**Supplied information**
_ _ _ _ _

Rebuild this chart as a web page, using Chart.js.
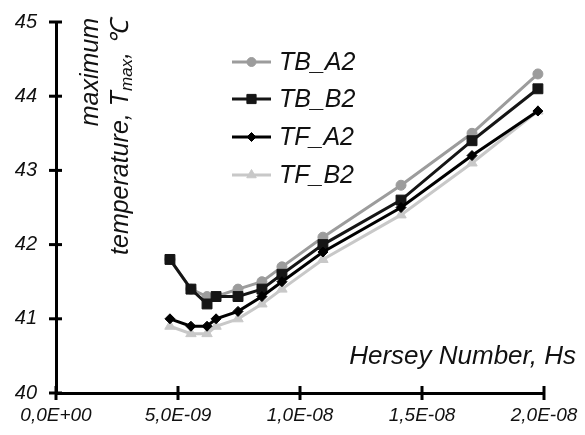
<!DOCTYPE html>
<html>
<head>
  <meta charset="UTF-8">
  <title>Maximum temperature vs Hersey Number</title>
  <style>
    html, body { margin: 0; padding: 0; background: #fff; }
    #wrap { width: 585px; height: 435px; }
  </style>
</head>
<body>
  <div id="wrap"><canvas id="chart"></canvas></div>

  <script src="https://cdn.jsdelivr.net/npm/chart.js"></script>
  <script>
    // Hersey number of each operating point
    const hersey = [4.67e-9, 5.53e-9, 6.19e-9, 6.56e-9, 7.46e-9, 8.44e-9, 9.26e-9, 10.94e-9, 14.14e-9, 17.05e-9, 19.75e-9];
    // maximum temperature, deg C
    const tbA2 = [41.8, 41.4, 41.3, 41.3, 41.4, 41.5, 41.7, 42.1, 42.8, 43.5, 44.3];
    const tbB2 = [41.8, 41.4, 41.2, 41.3, 41.3, 41.4, 41.6, 42.0, 42.6, 43.4, 44.1];
    const tfA2 = [41.0, 40.9, 40.9, 41.0, 41.1, 41.3, 41.5, 41.9, 42.5, 43.2, 43.8];
    const tfB2 = [40.9, 40.8, 40.8, 40.9, 41.0, 41.2, 41.4, 41.8, 42.4, 43.1, 43.8];

    const seriesNames = ["TB_A2", "TB_B2", "TF_A2", "TF_B2"];
    const xTicks = [0, 5e-9, 1e-8, 1.5e-8, 2e-8];
    const xTickLabels = ["0,0E+00", "5,0E-09", "1,0E-08", "1,5E-08", "2,0E-08"];
    const yTicks = [40, 41, 42, 43, 44, 45];

    const FONT = "'Liberation Sans', Arial, sans-serif";

    function pts(ys) {
      return hersey.map((x, i) => ({ x: x, y: ys[i] }));
    }

    function series(label, ys, color, style, radius, order) {
      return {
        label: label,
        data: pts(ys),
        borderColor: color,
        backgroundColor: color,
        borderWidth: 3,
        pointStyle: style,
        pointRadius: radius,
        pointBorderWidth: 1,
        pointBorderColor: color,
        pointBackgroundColor: color,
        tension: 0,
        order: order,
      };
    }

    // axis cross ticks, legend and axis titles
    const decor = {
      id: "decor",
      afterDraw(chart) {
        const ctx = chart.ctx;
        const xs = chart.scales.x;
        const ys = chart.scales.y;
        const area = chart.chartArea;

        ctx.save();
        ctx.strokeStyle = "#000";
        ctx.lineWidth = 3;
        xs.ticks.forEach((t) => {
          const px = xs.getPixelForValue(t.value);
          ctx.beginPath();
          ctx.moveTo(px, area.bottom - 7);
          ctx.lineTo(px, area.bottom + 7);
          ctx.stroke();
        });
        ys.ticks.forEach((t) => {
          const py = ys.getPixelForValue(t.value);
          ctx.beginPath();
          ctx.moveTo(area.left - 7, py);
          ctx.lineTo(area.left + 6, py);
          ctx.stroke();
        });

        // legend
        const rows = [62, 99, 137, 175];
        ctx.font = "italic 25px " + FONT;
        ctx.textBaseline = "middle";
        ctx.textAlign = "left";
        chart.data.datasets.forEach((ds, i) => {
          const y = rows[i];
          ctx.strokeStyle = ds.borderColor;
          ctx.fillStyle = ds.backgroundColor;
          ctx.lineWidth = 3;
          ctx.beginPath();
          ctx.moveTo(232, y);
          ctx.lineTo(271, y);
          ctx.stroke();
          ctx.lineWidth = 1;
          Chart.helpers.drawPoint(ctx, { pointStyle: ds.pointStyle, radius: ds.pointRadius - 0.5, rotation: 0, borderWidth: 1 }, 251.5, y);
          ctx.fillStyle = "#111";
          ctx.fillText(ds.label, 279, y + 1);
        });

        // x title
        ctx.fillStyle = "#111";
        ctx.textBaseline = "alphabetic";
        ctx.textAlign = "right";
        ctx.font = "italic 26px " + FONT;
        ctx.fillText("Hersey Number, Hs", 576, 364);

        // y title (two rotated lines)
        ctx.textAlign = "left";
        ctx.font = "italic 25px " + FONT;
        ctx.save();
        ctx.translate(98, 18);
        ctx.rotate(-Math.PI / 2);
        const w1 = ctx.measureText("maximum").width;
        ctx.fillText("maximum", -w1, 0);
        ctx.restore();

        ctx.save();
        ctx.translate(128, 20);
        ctx.rotate(-Math.PI / 2);
        const big = "italic 25px " + FONT;
        const small = "italic 17px " + FONT;
        const parts = [
          ["temperature, T", big, 0],
          ["max", small, 4],
          [", \u2103", big, 0],
        ];
        let total = 0;
        parts.forEach((p) => { ctx.font = p[1]; total += ctx.measureText(p[0]).width; });
        let cx = -total;
        parts.forEach((p) => {
          ctx.font = p[1];
          ctx.fillText(p[0], cx, p[2]);
          cx += ctx.measureText(p[0]).width;
        });
        ctx.restore();

        ctx.restore();
      },
    };

    const chart = new Chart(document.getElementById("chart").getContext("2d"), {
      type: "line",
      data: {
        datasets: [
          series(seriesNames[0], tbA2, "#9c9c9c", "circle", 5, 3),
          series(seriesNames[1], tbB2, "#151515", "rect", 7, 2),
          series(seriesNames[2], tfA2, "#000000", "rectRot", 5, 1),
          series(seriesNames[3], tfB2, "#c8c8c8", "triangle", 6, 4),
        ],
      },
      options: {
        responsive: true,
        maintainAspectRatio: false,
        animation: false,
        devicePixelRatio: 1,
        layout: { padding: { left: 0, right: 41, top: 22, bottom: 0 } },
        plugins: {
          legend: { display: false },
          tooltip: { enabled: false },
        },
        scales: {
          x: {
            type: "linear",
            min: 0,
            max: 2e-8,
            afterBuildTicks: (s) => { s.ticks = xTicks.map((v) => ({ value: v })); },
            afterFit: (s) => { s.height = 42; s.paddingLeft = 0; s.paddingRight = 0; },
            grid: { display: false, drawTicks: false },
            border: { color: "#000", width: 3 },
            ticks: {
              callback: (v, i) => xTickLabels[i],
              font: { family: FONT, size: 19, style: "italic" },
              color: "#111",
              padding: 11,
              maxRotation: 0,
              autoSkip: false,
            },
          },
          y: {
            min: 40,
            max: 45,
            afterBuildTicks: (s) => { s.ticks = yTicks.map((v) => ({ value: v })); },
            afterFit: (s) => { s.width = 56; s.paddingTop = 0; s.paddingBottom = 0; },
            grid: { display: false, drawTicks: false },
            border: { color: "#000", width: 3 },
            ticks: {
              font: { family: FONT, size: 20, style: "italic" },
              color: "#111",
              padding: 19,
              autoSkip: false,
            },
          },
        },
      },
      plugins: [decor],
    });
  </script>
</body>
</html>
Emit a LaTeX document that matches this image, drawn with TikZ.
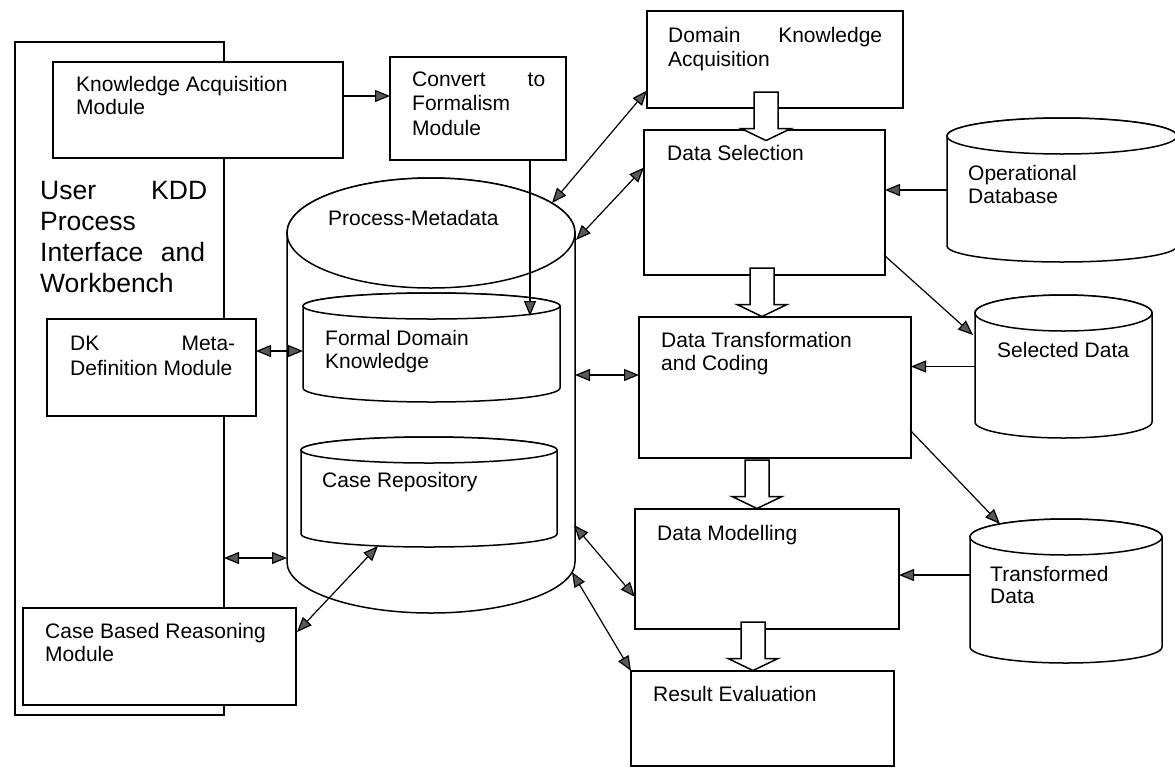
\documentclass[tikz,border=0pt]{standalone}
\usepackage{fontspec}
\setmainfont{Liberation Sans}
\usetikzlibrary{arrows.meta,calc}
\newcommand\mycyl[4]{%
  \draw[cylline] ([yshift=-#3]#1.north west) -- ([yshift=#4]#1.south west)
    arc[start angle=180,end angle=360,x radius=#2,y radius=#4]
    -- ([yshift=-#3]#1.north east)
    arc[start angle=0,end angle=180,x radius=#2,y radius=#3] -- cycle;
  \draw[cylline] ([yshift=-#3]#1.north) ellipse[x radius=#2,y radius=#3];
}
\tikzset{
  box/.style={draw, fill=white, line width=1.5pt, inner sep=0pt, outer sep=0pt},
  ghost/.style={inner sep=0pt, outer sep=0pt},
  cylline/.style={draw, fill=white, line width=1.5pt},
  lbl/.style={anchor=base west, align=left, inner sep=0pt, font=\fontsize{21}{23.5}\selectfont},
  tipx/.tip={Triangle[length=15pt,width=12pt,fill=black!65]},
  conn/.style={line width=1.2pt, -tipx},
  dconn/.style={line width=1.2pt, tipx-tipx},
  blk/.style={draw, fill=white, line width=1.5pt, line join=miter},
  blockarr/.pic={\draw[blk] (-12,0) -- (-12,36.5) -- (-25,36.5) -- (0,48.5) -- (25,36.5) -- (12,36.5) -- (12,0) -- cycle;}
}
\begin{document}
\begin{tikzpicture}[x=1pt,y=-1pt]
\useasboundingbox[fill=white] (0,0) rectangle (1175,769);
% boxes
\node[box, minimum width=209pt, minimum height=673pt] (ui) at (119.5,378.5) {};
\node[box, minimum width=290pt, minimum height=96pt] (ka) at (198,110) {};
\node[box, minimum width=176pt, minimum height=103pt] (conv) at (478,108.5) {};
\node[box, minimum width=256pt, minimum height=97pt] (dka) at (775,59.5) {};
\node[box, minimum width=241pt, minimum height=145pt] (ds) at (764.5,202.5) {};
\node[box, minimum width=272pt, minimum height=141pt] (dtc) at (775,387.5) {};
\node[box, minimum width=264pt, minimum height=120pt] (dm) at (767,569) {};
\node[box, minimum width=263pt, minimum height=95pt] (re) at (762.5,718.5) {};
\node[box, minimum width=209pt, minimum height=97pt] (dk) at (151.5,367.5) {};
\node[box, minimum width=273pt, minimum height=97pt] (cbr) at (159.5,656.5) {};
% cylinders
\node[ghost, minimum width=288pt, minimum height=435pt] (meta) at (431,395.5) {};
\mycyl{meta}{144pt}{55pt}{51pt}
\node[ghost, minimum width=257pt, minimum height=109pt] (fdk) at (431.5,347.5) {};
\mycyl{fdk}{128.5pt}{13pt}{14pt}
\node[ghost, minimum width=256pt, minimum height=110pt] (cr) at (429,492) {};
\mycyl{cr}{128pt}{13pt}{13pt}
\node[ghost, minimum width=230pt, minimum height=144pt] (opdb) at (1062,190) {};
\mycyl{opdb}{115pt}{18pt}{16pt}
\node[ghost, minimum width=177pt, minimum height=143pt] (sd) at (1063.5,366.5) {};
\mycyl{sd}{88.5pt}{18pt}{16pt}
\node[ghost, minimum width=192pt, minimum height=144pt] (td) at (1066,591) {};
\mycyl{td}{96pt}{18pt}{16pt}
% labels (base = baseline of the last line)
\node[lbl, font=\fontsize{26.5}{30.7}\selectfont] (uiT) at (40,292) {\hbox to 167pt{User\hfill KDD}\\Process\\\hbox to 165pt{Interface\hfill and}\\Workbench};
\node[lbl] (kaT) at (76,114.5) {Knowledge Acquisition\\Module};
\node[lbl, font=\fontsize{21}{24.5}\selectfont] (convT) at (412,135) {\hbox to 133pt{Convert\hfill to}\\Formalism\\Module};
\node[lbl, font=\fontsize{21}{24}\selectfont] (dkaT) at (668,66) {\hbox to 214pt{Domain\hfill Knowledge}\\Acquisition};
\node[lbl] (dsT) at (667,160) {Data Selection};
\node[lbl] (metaT) at (328,225) {Process-Metadata};
\node[lbl] (fdkT) at (325,368.5) {Formal Domain\\Knowledge};
\node[lbl] (crT) at (322,487) {Case Repository};
\node[lbl, font=\fontsize{21}{25}\selectfont] (dkT) at (70,375) {\hbox to 165pt{DK\hfill Meta-}\\Definition Module};
\node[lbl, font=\fontsize{21}{23}\selectfont] (cbrT) at (45,661) {Case Based Reasoning\\Module};
\node[lbl, font=\fontsize{21}{23}\selectfont] (dtcT) at (661,370) {Data Transformation\\and Coding};
\node[lbl] (dmT) at (657,540) {Data Modelling};
\node[lbl] (reT) at (653,701) {Result Evaluation};
\node[lbl, font=\fontsize{21}{23}\selectfont] (opdbT) at (968,203) {Operational\\Database};
\node[lbl] (sdT) at (997,357) {Selected Data};
\node[lbl, font=\fontsize{21}{22.5}\selectfont] (tdT) at (990,603.5) {Transformed\\Data};
% block arrows
\pic (b1) at ($(dka.south)+(-9,-16)$) {blockarr};
\pic (b2) at ($(ds.south)+(-2.5,-7)$) {blockarr};
\pic (b3) at ($(dtc.south)+(-18,2)$) {blockarr};
\pic (b4) at ($(dm.south)+(-14,-7)$) {blockarr};
% connectors
\draw[conn] ($(ka.east)+(0,-14)$) -- ($(conv.west)+(0,-12.5)$);
\draw[conn] ($(conv.south)+(52,0)$) -- ($(fdk.north)+(98.5,23)$);
\draw[dconn] ($(dka.west)+(0,31)$) -- ($(meta.north)+(121,25)$);
\draw[dconn] ($(ds.west)+(0,-35)$) -- ($(meta.north)+(145,62)$);
\draw[dconn] ($(dk.east)+(0,-16.5)$) -- ($(fdk.west)+(0,3.5)$);
\draw[dconn] ($(ui.east)+(0,179.5)$) -- ($(meta.west)+(0,162.5)$);
\draw[dconn] ($(cbr.east)+(1,-24.5)$) -- ($(cr.south)+(-51,-1)$);
\draw[dconn] ($(meta.east)+(0,-20.5)$) -- ($(dtc.west)+(0,-12.5)$);
\draw[dconn] ($(meta.east)+(-1,129.5)$) -- ($(dm.west)+(0,28)$);
\draw[dconn] ($(meta.east)+(-3,176.5)$) -- (re.north west);
\draw[conn] (opdb.west) -- ($(ds.east)+(0,-12.5)$);
\draw[conn] ($(ds.east)+(-1,52.5)$) -- ($(sd.west)+(-2,-31.5)$);
\draw[conn] (sd.west) -- ($(dtc.east)+(0,-21)$);
\draw[conn] ($(dtc.east)+(-1,42.5)$) -- ($(td.north)+(-66,5)$);
\draw[conn] ($(td.west)+(0,-16)$) -- ($(dm.east)+(0,6)$);
\end{tikzpicture}
\end{document}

_ _ _ _ _

**Task details**
Search the lines above for the string "this", then show every one that has it.

**Task response**
Rebuild this chart as a web page, using Chart.js.
Emit a LaTeX document that matches this image, drawn with TikZ.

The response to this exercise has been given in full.